By Kevin McLaughlin

Haxo’s use of varied instrumental combinations offered a glimpse into her creative process and Emily Laurance’s spoken introductions helped listeners understand the composer’s train of thought.
The opening work for string quartet, says the almanac (2024), inspired by Elizabeth Bishop’s poem “Sestina,” showed Haxo’s gift for turning literary structure into musical form.
Haxo adapts the poem’s formal pattern: six ending words return in new order across six stanzas and a final three-line envoi, or tag. In her quartet, that structure becomes six melodic fragments passed among the four instruments at shifting pitch levels that catch the poem’s quiet household sorrow.
Haxo calls Ripple (2018, rev. 2023), for flute and bass clarinet, “a game of registers,” and White and Vardi captured both its playfulness and strain. The two instrumental lines begin as twins, then pull toward their extremes with alternating notes, trills, and widening spaces that were easy to follow.

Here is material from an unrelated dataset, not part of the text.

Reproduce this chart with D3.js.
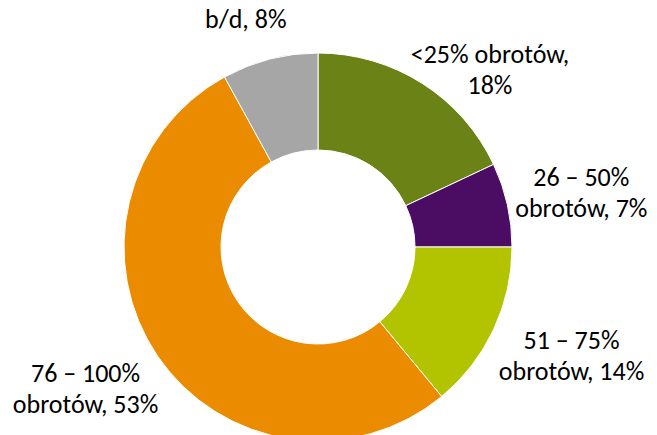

hold/release (2022), for violin and cello, suggests the act of holding and releasing breath, and Pepelea Vardi and Atherton found the work’s uneasy balance of agitation and calm. Fluttering harmonies, harmonics, sul ponticello colors, and contrary-motion lines created a sense of carefully managed tension.
The largest work on the program, The Weft and the Weave Between Us, gave White and Vardi more room to develop Haxo’s gift for dialogue. Its three movements, inspired by essays on climate change, might have carried too much programmatic weight, but the music stayed light. In “Just One Blade of Grass,” bass flute and bass clarinet found each other in a darker sonority, merging into a single line.
The final movement, “Love is an Action Verb,” returns to C flute and B-flat clarinet with brighter gestures and a more animated sense of collaboration. Hocket-like alternation, punctuated by sharp key slaps from the flute, added whimsy.
In The Passing of Grackles (2025), for alto flute alone, Haxo created one of the afternoon’s clearest images. Inspired by an Amy Lowell’s poem the piece paints a late-summer scene of garden stillness, gathering birds, and emptiness. Playing alto flute, White navigated the sudden turns with feline quickness. The piece was more than scene-painting. It found the sadness of summer’s end.
Shatter (2017) for solo clarinet, reflects Haxo’s experience of the 2017 Women’s March. its almost comic opening on a very loud high C-sharp becomes a force to be resisted by a lower motive gathering strength. Amitai Vardi made that struggle vivid, ending in the clarinet’s low range with an extreme pianissimo — at the edge of being inaudibile.
Et puis encore (2014) for string quartet takes its title from Baudelaire’s poem Le Voyage. The piece leans into late-Romantic volatility, giving it a darker, more rhetorical profile. Hearing Haxo’s two string quartets on the same program was enlightening — one built from formal rotation and fragmentary recurrence, the other from sorrowing sweep and pressure.
Inspired by the “leak windows” of Portland’s Lan Su Chinese Garden, Windows (2019), for clarinet and viola, gives listeners a glimpse into the lattice openings. Vardi and Kuennen Poper captured the work’,,s jagged, ragtime-tinged rhythms, making the “leak” image audible.
In A Few Figs from Thistles (2021), Haxo turned Millay’s images of beauty made memorable by its impermanence — a candle burning at both ends and a palace built on sand — into a delicate quartet for flute, clarinet, violin, and cello.
A single-composer program can be risky, but this one showed Haxo’s range as well as her consistency. Her music turned literary, experiential, and visual prompts into pieces that roared with clarity and purpose.